RuntimeError: Error(s) in loading state_dict for BinModel: Missing key(s) in state_dict: "encoder.to_patch_embedding.2.weight", "encoder.to_patch_embedding.2.bias", "encoder.to_patch_embedding.3.weight", "encoder.to_patch_embedding.3.bias".

size mismatch for encoder.pos_embedding: copying a param with shape torch.Size([1, 1025, 768]) from checkpoint, the shape in current model is torch.Size([1, 257, 768]).

size mismatch for encoder.to_patch_embedding.1.weight: copying a param with shape torch.Size([768, 192]) from checkpoint, the shape in current model is torch.Size([768]).

size mismatch for patch_to_emb.weight: copying a param with shape torch.Size([768, 192]) from checkpoint, the shape in current model is torch.Size([768]).

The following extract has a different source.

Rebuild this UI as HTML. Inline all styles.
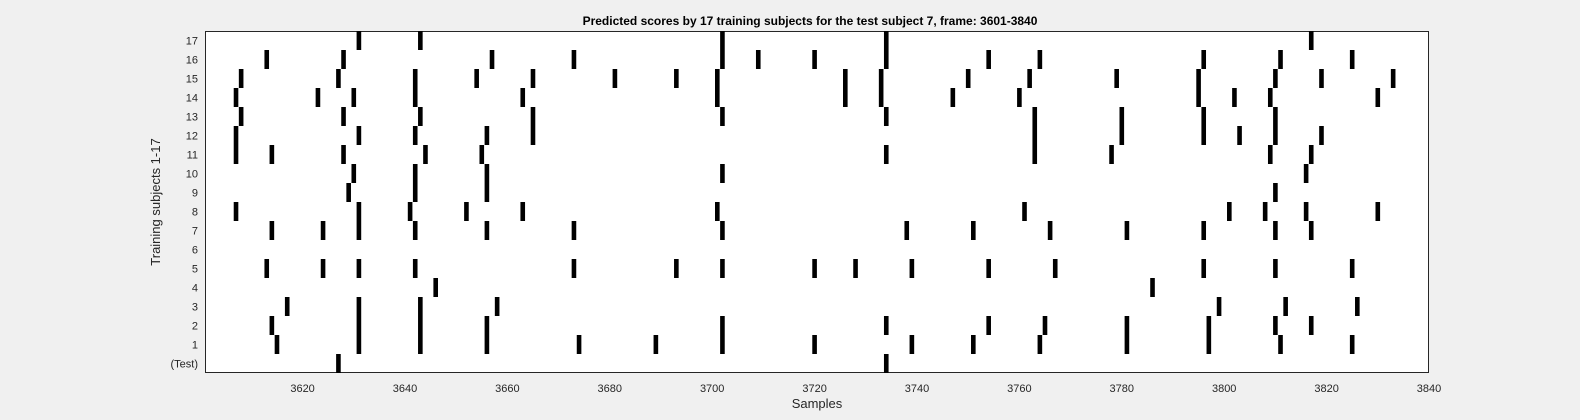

size mismatch for decoder_pos_emb.weight: copying a param with shape torch.Size([1025, 768]) from checkpoint, the shape in current model is torch.Size([257, 768]).

size mismatch for to_pixels.weight: copying a param with shape torch.Size([192, 768]) from checkpoint, the shape in current model is torch.Size([768, 768]).

size mismatch for to_pixels.bias: copying a param with shape torch.Size([192]) from checkpoint, the shape in current model is torch.Size([768]).

glgaines avatar May 12 '23 00:05 glgaines

same problem

daisyhaohao avatar May 30 '23 04:05 daisyhaohao

try using python version 3.8.12

masrur-ahmed avatar Jun 08 '23 00:06 masrur-ahmed

You should be careful in using the right model, vit_model_size and vit_patch_size

dali92002 avatar Feb 26 '24 16:02 dali92002

same problem, anyone have the solution for that :( ?

vm7608 avatar Apr 19 '24 15:04 vm7608

I have found the following solution:

  • Specify package version: vit-pytorch==0.24.3 and einops==0.3.2
  • Choose the right pre trained ckpt and set the right value for setting and patch_size

vm7608 avatar Apr 20 '24 03:04 vm7608